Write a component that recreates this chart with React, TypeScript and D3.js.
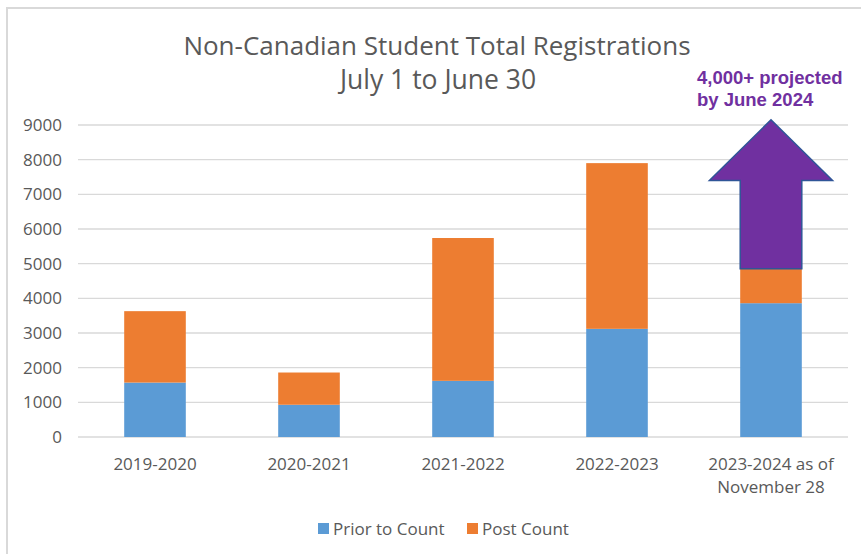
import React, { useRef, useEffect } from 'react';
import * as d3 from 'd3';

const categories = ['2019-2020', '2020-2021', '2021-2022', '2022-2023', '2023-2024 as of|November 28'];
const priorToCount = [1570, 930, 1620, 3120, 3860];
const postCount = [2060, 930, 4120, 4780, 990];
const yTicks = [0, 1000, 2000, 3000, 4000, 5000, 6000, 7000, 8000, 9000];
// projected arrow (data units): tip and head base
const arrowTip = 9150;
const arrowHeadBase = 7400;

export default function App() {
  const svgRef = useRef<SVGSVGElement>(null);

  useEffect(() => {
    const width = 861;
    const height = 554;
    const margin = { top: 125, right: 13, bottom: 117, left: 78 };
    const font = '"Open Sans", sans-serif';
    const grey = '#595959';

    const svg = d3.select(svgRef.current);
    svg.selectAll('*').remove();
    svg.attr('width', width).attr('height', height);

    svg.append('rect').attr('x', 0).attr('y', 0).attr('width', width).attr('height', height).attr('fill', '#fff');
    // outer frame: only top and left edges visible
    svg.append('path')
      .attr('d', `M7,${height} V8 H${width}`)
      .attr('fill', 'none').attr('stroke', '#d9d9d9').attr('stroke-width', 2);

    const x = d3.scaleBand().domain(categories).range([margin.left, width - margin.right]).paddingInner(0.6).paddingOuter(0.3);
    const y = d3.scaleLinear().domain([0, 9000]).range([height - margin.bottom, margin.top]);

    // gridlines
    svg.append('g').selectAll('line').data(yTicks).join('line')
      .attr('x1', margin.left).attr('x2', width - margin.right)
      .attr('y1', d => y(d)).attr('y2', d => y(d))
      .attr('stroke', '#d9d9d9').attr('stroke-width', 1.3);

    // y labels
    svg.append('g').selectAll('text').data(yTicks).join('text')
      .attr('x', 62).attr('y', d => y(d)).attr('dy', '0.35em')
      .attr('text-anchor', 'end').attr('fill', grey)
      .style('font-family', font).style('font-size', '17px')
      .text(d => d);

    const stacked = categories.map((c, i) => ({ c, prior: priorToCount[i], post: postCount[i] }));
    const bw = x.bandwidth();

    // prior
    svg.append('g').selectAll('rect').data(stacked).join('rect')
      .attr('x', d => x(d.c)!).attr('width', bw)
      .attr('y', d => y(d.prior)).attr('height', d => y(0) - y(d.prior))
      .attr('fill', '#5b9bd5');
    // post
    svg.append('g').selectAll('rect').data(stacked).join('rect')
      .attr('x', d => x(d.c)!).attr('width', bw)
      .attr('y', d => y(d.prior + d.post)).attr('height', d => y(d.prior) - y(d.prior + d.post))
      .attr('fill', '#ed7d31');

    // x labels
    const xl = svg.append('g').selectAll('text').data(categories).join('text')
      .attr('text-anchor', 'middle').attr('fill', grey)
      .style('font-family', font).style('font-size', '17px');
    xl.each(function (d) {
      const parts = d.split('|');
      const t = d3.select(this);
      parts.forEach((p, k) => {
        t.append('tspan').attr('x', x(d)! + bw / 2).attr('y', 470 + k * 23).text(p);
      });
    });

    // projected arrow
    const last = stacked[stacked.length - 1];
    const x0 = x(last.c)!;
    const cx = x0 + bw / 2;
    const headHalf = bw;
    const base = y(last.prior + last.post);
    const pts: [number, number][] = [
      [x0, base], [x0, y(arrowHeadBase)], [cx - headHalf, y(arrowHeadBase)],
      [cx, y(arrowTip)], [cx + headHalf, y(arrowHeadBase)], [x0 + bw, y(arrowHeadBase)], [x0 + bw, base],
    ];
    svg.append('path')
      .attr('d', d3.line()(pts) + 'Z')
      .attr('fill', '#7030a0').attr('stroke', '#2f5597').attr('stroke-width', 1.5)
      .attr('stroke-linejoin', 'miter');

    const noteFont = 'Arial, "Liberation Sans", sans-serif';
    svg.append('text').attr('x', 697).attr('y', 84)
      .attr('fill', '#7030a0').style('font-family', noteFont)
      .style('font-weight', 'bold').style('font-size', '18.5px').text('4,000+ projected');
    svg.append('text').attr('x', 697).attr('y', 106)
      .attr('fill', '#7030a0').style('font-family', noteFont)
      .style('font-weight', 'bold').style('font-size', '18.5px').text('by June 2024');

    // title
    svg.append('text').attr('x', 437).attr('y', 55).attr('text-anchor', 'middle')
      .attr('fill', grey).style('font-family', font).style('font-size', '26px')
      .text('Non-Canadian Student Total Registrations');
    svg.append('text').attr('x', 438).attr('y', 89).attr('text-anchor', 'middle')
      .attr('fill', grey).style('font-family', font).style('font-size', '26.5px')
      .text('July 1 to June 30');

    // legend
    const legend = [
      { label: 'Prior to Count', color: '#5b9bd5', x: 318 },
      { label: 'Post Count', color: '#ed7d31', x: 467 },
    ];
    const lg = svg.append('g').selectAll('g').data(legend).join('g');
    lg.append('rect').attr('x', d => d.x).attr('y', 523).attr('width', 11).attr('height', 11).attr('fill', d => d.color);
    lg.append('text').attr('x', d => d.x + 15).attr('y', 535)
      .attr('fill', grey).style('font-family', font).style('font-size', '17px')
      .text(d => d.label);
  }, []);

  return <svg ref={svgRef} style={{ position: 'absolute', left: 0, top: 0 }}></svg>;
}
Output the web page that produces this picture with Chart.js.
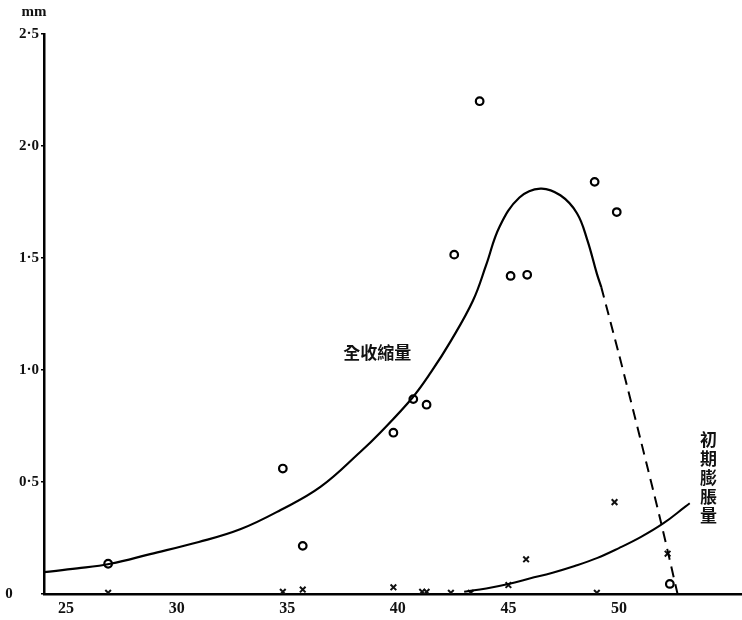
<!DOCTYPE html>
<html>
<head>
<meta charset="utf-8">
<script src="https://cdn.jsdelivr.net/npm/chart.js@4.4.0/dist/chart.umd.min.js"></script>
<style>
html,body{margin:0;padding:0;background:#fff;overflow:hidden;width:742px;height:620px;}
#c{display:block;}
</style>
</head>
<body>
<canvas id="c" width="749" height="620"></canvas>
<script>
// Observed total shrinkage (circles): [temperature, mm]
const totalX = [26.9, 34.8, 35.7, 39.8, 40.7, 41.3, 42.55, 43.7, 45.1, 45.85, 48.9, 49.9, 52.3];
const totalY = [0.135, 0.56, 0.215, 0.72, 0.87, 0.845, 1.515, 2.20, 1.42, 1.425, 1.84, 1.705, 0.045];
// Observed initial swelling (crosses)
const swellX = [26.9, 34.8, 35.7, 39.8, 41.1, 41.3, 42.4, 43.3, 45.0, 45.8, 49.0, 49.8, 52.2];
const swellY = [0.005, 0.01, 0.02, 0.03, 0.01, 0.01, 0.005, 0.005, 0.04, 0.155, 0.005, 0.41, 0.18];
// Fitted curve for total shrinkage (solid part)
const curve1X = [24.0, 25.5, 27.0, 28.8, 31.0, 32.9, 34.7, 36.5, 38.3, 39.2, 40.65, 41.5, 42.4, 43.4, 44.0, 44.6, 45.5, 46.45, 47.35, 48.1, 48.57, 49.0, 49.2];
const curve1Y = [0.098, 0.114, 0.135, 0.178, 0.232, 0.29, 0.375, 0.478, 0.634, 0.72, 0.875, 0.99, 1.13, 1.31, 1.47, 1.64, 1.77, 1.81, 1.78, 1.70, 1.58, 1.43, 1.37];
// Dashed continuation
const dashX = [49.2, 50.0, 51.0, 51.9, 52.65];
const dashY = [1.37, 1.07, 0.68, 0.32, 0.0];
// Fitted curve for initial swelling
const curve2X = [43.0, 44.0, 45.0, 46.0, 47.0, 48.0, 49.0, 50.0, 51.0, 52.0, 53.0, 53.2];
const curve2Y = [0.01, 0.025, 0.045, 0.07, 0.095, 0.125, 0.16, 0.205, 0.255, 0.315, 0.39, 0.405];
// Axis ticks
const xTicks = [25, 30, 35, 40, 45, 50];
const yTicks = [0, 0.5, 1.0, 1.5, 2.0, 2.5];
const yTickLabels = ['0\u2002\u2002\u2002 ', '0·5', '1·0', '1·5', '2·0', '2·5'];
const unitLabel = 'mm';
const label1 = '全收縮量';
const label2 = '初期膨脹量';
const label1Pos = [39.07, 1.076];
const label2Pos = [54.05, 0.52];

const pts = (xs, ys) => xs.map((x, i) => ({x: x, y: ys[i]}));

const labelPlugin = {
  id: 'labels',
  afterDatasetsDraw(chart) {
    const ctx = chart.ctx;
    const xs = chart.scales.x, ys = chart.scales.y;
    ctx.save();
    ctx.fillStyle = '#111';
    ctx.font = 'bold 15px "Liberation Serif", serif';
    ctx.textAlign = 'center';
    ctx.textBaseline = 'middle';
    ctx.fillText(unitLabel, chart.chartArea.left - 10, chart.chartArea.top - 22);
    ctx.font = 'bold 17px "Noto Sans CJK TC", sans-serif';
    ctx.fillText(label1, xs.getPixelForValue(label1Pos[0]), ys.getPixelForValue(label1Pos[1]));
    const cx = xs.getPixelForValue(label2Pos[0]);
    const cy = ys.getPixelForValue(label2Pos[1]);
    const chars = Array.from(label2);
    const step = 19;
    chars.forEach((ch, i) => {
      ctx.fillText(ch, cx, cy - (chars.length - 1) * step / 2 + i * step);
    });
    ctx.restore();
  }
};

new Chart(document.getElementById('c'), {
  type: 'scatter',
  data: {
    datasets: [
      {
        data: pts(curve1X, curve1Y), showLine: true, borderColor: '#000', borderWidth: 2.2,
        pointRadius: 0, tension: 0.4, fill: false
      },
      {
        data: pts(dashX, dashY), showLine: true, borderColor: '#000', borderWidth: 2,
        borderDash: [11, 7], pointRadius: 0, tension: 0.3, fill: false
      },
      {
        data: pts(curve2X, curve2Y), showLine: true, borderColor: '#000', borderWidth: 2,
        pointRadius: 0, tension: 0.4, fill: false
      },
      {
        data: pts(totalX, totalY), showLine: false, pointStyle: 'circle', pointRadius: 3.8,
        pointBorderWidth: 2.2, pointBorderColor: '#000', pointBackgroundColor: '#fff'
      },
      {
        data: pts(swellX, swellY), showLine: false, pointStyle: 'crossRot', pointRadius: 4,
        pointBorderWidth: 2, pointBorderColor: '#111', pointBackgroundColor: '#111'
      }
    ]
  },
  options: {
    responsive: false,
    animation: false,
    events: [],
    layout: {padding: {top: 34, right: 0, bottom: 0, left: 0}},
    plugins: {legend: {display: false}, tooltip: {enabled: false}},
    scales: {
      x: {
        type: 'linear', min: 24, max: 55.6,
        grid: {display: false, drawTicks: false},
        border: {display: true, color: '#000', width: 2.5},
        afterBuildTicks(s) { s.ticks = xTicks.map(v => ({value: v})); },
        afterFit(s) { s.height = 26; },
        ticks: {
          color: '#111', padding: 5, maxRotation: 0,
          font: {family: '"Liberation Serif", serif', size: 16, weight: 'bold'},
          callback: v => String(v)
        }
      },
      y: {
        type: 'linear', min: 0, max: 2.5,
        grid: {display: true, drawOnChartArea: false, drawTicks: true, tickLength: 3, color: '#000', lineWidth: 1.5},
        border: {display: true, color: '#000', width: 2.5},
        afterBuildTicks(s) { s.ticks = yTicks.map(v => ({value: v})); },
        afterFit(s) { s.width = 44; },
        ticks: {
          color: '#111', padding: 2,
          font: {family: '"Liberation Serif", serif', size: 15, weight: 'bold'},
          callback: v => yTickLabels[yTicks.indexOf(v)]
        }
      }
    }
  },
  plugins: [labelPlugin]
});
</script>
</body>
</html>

=-=-=

Copy exactly the lines running from the beginning of the listing through the line that has "import * as d3 from 'd3';". Drop the pictures.

Write a component that recreates this chart with React, TypeScript and D3.js.
import React, { useRef, useEffect } from 'react';
import * as d3 from 'd3';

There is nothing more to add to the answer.